* _Task_:
Will you extract the entries word for word? Images should not appear in the copy.

* _Given records_:
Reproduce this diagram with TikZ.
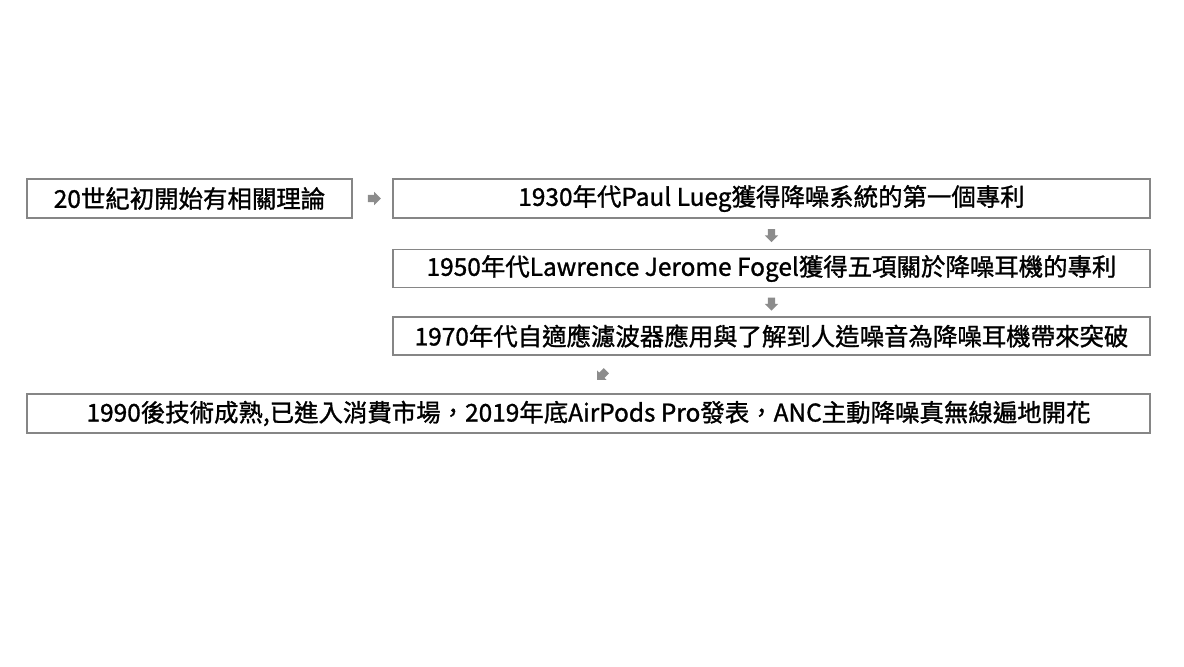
\documentclass[tikz,border=0pt]{standalone}
\usepackage{fontspec}
\setmainfont{Noto Sans CJK TC}[FakeBold=1.2]
\usetikzlibrary{shapes.arrows,calc}
\tikzset{
	box/.style={draw=gray!95,line width=0.5pt,inner sep=0pt,
		font=\fontsize{6.95}{8}\selectfont},
	blockarrow/.style={single arrow,fill=gray!90,draw=none,inner sep=0.03cm,
		minimum height=0.13cm,single arrow head extend=0.03cm}
}
\begin{document}
\begin{tikzpicture}
	% page frame
	\useasboundingbox (0,0) rectangle (11.84,-6.66);
	% the boxes
	\node[box,minimum width=3.25cm,minimum height=0.39cm] (theory) at (1.895,-1.985) {20世紀初開始有相關理論};
	\node[box,minimum width=7.57cm,minimum height=0.39cm] (lueg) at (7.715,-1.985) {1930年代Paul Lueg獲得降噪系統的第一個專利};
	\node[box,minimum width=7.57cm,minimum height=0.38cm] (fogel) at (7.715,-2.685) {1950年代Lawrence Jerome Fogel獲得五項關於降噪耳機的專利};
	\node[box,minimum width=7.57cm,minimum height=0.38cm] (filter) at (7.715,-3.36) {1970年代自適應濾波器應用與了解到人造噪音為降噪耳機帶來突破};
	\node[box,minimum width=11.23cm,minimum height=0.39cm] (anc) at (5.885,-4.135) {1990後技術成熟,已進入消費市場，2019年底AirPods Pro發表，ANC主動降噪真無線遍地開花};
	% the arrows
	\node[blockarrow] (a1) at ($(theory.east)!0.5!(lueg.west)$) {};
	\node[blockarrow,rotate=-90] (a2) at ($(lueg.south)!0.5!(fogel.north)$) {};
	\node[blockarrow,rotate=-90] (a3) at ($(fogel.south)!0.5!(filter.north)$) {};
	\node[blockarrow,rotate=-135] (a4) at (6.03,-3.74) {};
\end{tikzpicture}
\end{document}
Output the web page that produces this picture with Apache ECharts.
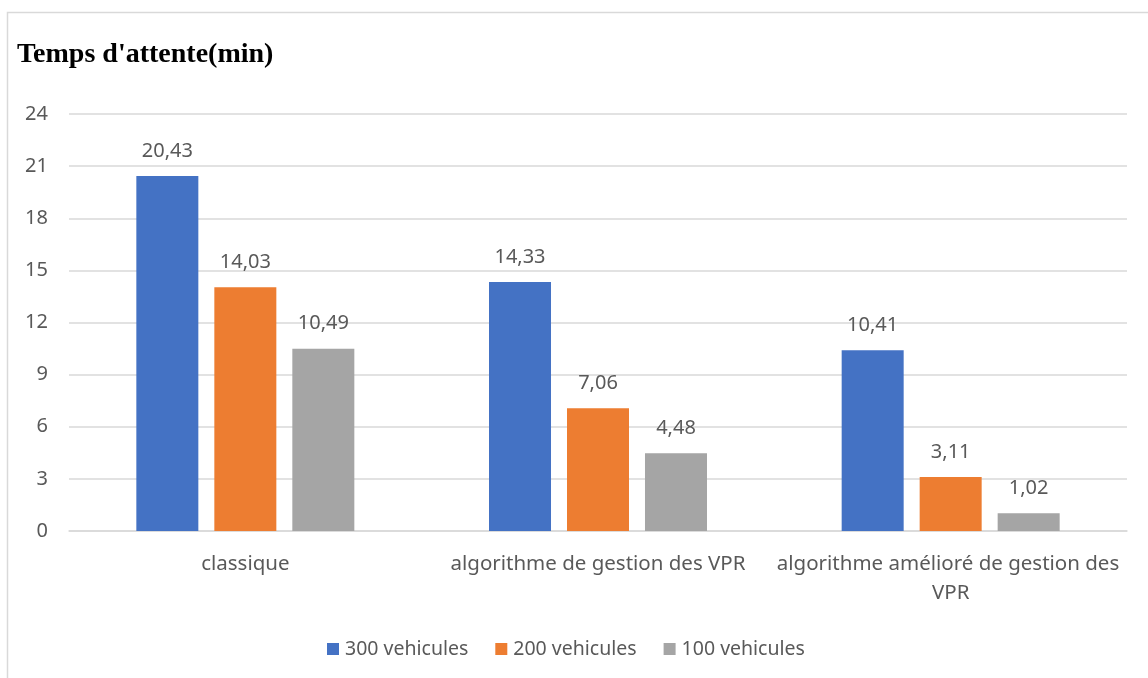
<!DOCTYPE html>
<html>
<head>
<meta charset="utf-8">
<script src="https://cdn.jsdelivr.net/npm/echarts@6/dist/echarts.min.js"></script>
<style>
  html, body { margin: 0; padding: 0; background: #fff; }
  #chart { width: 1148px; height: 678px; }
</style>
</head>
<body>
<div id="chart"></div>
<script>
// Waiting time (minutes) per management strategy and traffic load
const categories = ['classique', 'algorithme de gestion des VPR', 'algorithme amélioré de gestion des VPR'];
const seriesNames = ['300 vehicules', '200 vehicules', '100 vehicules'];
const values300 = [20.43, 14.33, 10.41];
const values200 = [14.03, 7.06, 3.11];
const values100 = [10.49, 4.48, 1.02];
const yTicks = { min: 0, max: 24, interval: 3 };

const colors = ['#4472C4', '#ED7D31', '#A5A5A5'];
const textColor = '#595959';
const gridColor = '#D9D9D9';
const sansFont = '"Noto Sans", "Open Sans", sans-serif';

const fmt = v => v.toFixed(2).replace('.', ',');

function barSeries(name, data, color) {
  return {
    name: name,
    type: 'bar',
    data: data,
    barWidth: 62,
    barGap: '25.8%',
    itemStyle: { color: color },
    label: {
      show: true,
      position: 'top',
      distance: 15,
      color: textColor,
      fontFamily: sansFont,
      fontSize: 20,
      formatter: p => fmt(p.value)
    }
  };
}

const chart = echarts.init(document.getElementById('chart'), null, { renderer: 'canvas' });
chart.setOption({
  animation: false,
  backgroundColor: '#fff',
  graphic: [{
    type: 'polyline',
    shape: { points: [[7.5, 700], [7.5, 12.5], [1160, 12.5]] },
    style: { stroke: gridColor, lineWidth: 1.5, fill: null },
    silent: true
  }],
  title: {
    text: "Temps d'attente(min)",
    left: 12,
    top: 36,
    textStyle: {
      fontFamily: '"Liberation Serif", "DejaVu Serif", serif',
      fontWeight: 'bold',
      fontSize: 28,
      color: '#000'
    }
  },
  legend: {
    data: seriesNames,
    left: 322,
    top: 634,
    itemWidth: 12,
    itemHeight: 12,
    itemGap: 27,
    icon: 'rect',
    textStyle: { color: textColor, fontFamily: sansFont, fontSize: 19.5, padding: [0, 0, 0, 1] }
  },
  grid: { left: 69, right: 21, top: 114, bottom: 147, containLabel: false },
  xAxis: {
    type: 'category',
    data: categories,
    axisLine: { show: true, lineStyle: { color: gridColor, width: 1.5 } },
    axisTick: { show: false },
    axisLabel: {
      color: textColor,
      fontFamily: sansFont,
      fontSize: 20.5,
      margin: 19,
      lineHeight: 29,
      width: 370,
      overflow: 'break',
      interval: 0
    }
  },
  yAxis: {
    type: 'value',
    min: yTicks.min,
    max: yTicks.max,
    interval: yTicks.interval,
    axisLine: { show: false },
    axisTick: { show: false },
    splitLine: { lineStyle: { color: gridColor, width: 1.5 } },
    axisLabel: { color: textColor, fontFamily: sansFont, fontSize: 20, margin: 21 }
  },
  series: [
    barSeries(seriesNames[0], values300, colors[0]),
    barSeries(seriesNames[1], values200, colors[1]),
    barSeries(seriesNames[2], values100, colors[2])
  ]
});
</script>
</body>
</html>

* _Result of this exercise_:
Reproduce this diagram with TikZ.
\documentclass[tikz,border=0pt]{standalone}
\usepackage{fontspec}
\setmainfont{Noto Sans CJK TC}[FakeBold=1.2]
\usetikzlibrary{shapes.arrows,calc}
\tikzset{
	box/.style={draw=gray!95,line width=0.5pt,inner sep=0pt,
		font=\fontsize{6.95}{8}\selectfont},
	blockarrow/.style={single arrow,fill=gray!90,draw=none,inner sep=0.03cm,
		minimum height=0.13cm,single arrow head extend=0.03cm}
}
\begin{document}
\begin{tikzpicture}
	% page frame
	\useasboundingbox (0,0) rectangle (11.84,-6.66);
	% the boxes
	\node[box,minimum width=3.25cm,minimum height=0.39cm] (theory) at (1.895,-1.985) {20世紀初開始有相關理論};
	\node[box,minimum width=7.57cm,minimum height=0.39cm] (lueg) at (7.715,-1.985) {1930年代Paul Lueg獲得降噪系統的第一個專利};
	\node[box,minimum width=7.57cm,minimum height=0.38cm] (fogel) at (7.715,-2.685) {1950年代Lawrence Jerome Fogel獲得五項關於降噪耳機的專利};
	\node[box,minimum width=7.57cm,minimum height=0.38cm] (filter) at (7.715,-3.36) {1970年代自適應濾波器應用與了解到人造噪音為降噪耳機帶來突破};
	\node[box,minimum width=11.23cm,minimum height=0.39cm] (anc) at (5.885,-4.135) {1990後技術成熟,已進入消費市場，2019年底AirPods Pro發表，ANC主動降噪真無線遍地開花};
	% the arrows
	\node[blockarrow] (a1) at ($(theory.east)!0.5!(lueg.west)$) {};
	\node[blockarrow,rotate=-90] (a2) at ($(lueg.south)!0.5!(fogel.north)$) {};
	\node[blockarrow,rotate=-90] (a3) at ($(fogel.south)!0.5!(filter.north)$) {};
	\node[blockarrow,rotate=-135] (a4) at (6.03,-3.74) {};
\end{tikzpicture}
\end{document}
Output the web page that produces this picture with Apache ECharts.
<!DOCTYPE html>
<html>
<head>
<meta charset="utf-8">
<script src="https://cdn.jsdelivr.net/npm/echarts@6/dist/echarts.min.js"></script>
<style>
  html, body { margin: 0; padding: 0; background: #fff; }
  #chart { width: 1148px; height: 678px; }
</style>
</head>
<body>
<div id="chart"></div>
<script>
// Waiting time (minutes) per management strategy and traffic load
const categories = ['classique', 'algorithme de gestion des VPR', 'algorithme amélioré de gestion des VPR'];
const seriesNames = ['300 vehicules', '200 vehicules', '100 vehicules'];
const values300 = [20.43, 14.33, 10.41];
const values200 = [14.03, 7.06, 3.11];
const values100 = [10.49, 4.48, 1.02];
const yTicks = { min: 0, max: 24, interval: 3 };

const colors = ['#4472C4', '#ED7D31', '#A5A5A5'];
const textColor = '#595959';
const gridColor = '#D9D9D9';
const sansFont = '"Noto Sans", "Open Sans", sans-serif';

const fmt = v => v.toFixed(2).replace('.', ',');

function barSeries(name, data, color) {
  return {
    name: name,
    type: 'bar',
    data: data,
    barWidth: 62,
    barGap: '25.8%',
    itemStyle: { color: color },
    label: {
      show: true,
      position: 'top',
      distance: 15,
      color: textColor,
      fontFamily: sansFont,
      fontSize: 20,
      formatter: p => fmt(p.value)
    }
  };
}

const chart = echarts.init(document.getElementById('chart'), null, { renderer: 'canvas' });
chart.setOption({
  animation: false,
  backgroundColor: '#fff',
  graphic: [{
    type: 'polyline',
    shape: { points: [[7.5, 700], [7.5, 12.5], [1160, 12.5]] },
    style: { stroke: gridColor, lineWidth: 1.5, fill: null },
    silent: true
  }],
  title: {
    text: "Temps d'attente(min)",
    left: 12,
    top: 36,
    textStyle: {
      fontFamily: '"Liberation Serif", "DejaVu Serif", serif',
      fontWeight: 'bold',
      fontSize: 28,
      color: '#000'
    }
  },
  legend: {
    data: seriesNames,
    left: 322,
    top: 634,
    itemWidth: 12,
    itemHeight: 12,
    itemGap: 27,
    icon: 'rect',
    textStyle: { color: textColor, fontFamily: sansFont, fontSize: 19.5, padding: [0, 0, 0, 1] }
  },
  grid: { left: 69, right: 21, top: 114, bottom: 147, containLabel: false },
  xAxis: {
    type: 'category',
    data: categories,
    axisLine: { show: true, lineStyle: { color: gridColor, width: 1.5 } },
    axisTick: { show: false },
    axisLabel: {
      color: textColor,
      fontFamily: sansFont,
      fontSize: 20.5,
      margin: 19,
      lineHeight: 29,
      width: 370,
      overflow: 'break',
      interval: 0
    }
  },
  yAxis: {
    type: 'value',
    min: yTicks.min,
    max: yTicks.max,
    interval: yTicks.interval,
    axisLine: { show: false },
    axisTick: { show: false },
    splitLine: { lineStyle: { color: gridColor, width: 1.5 } },
    axisLabel: { color: textColor, fontFamily: sansFont, fontSize: 20, margin: 21 }
  },
  series: [
    barSeries(seriesNames[0], values300, colors[0]),
    barSeries(seriesNames[1], values200, colors[1]),
    barSeries(seriesNames[2], values100, colors[2])
  ]
});
</script>
</body>
</html>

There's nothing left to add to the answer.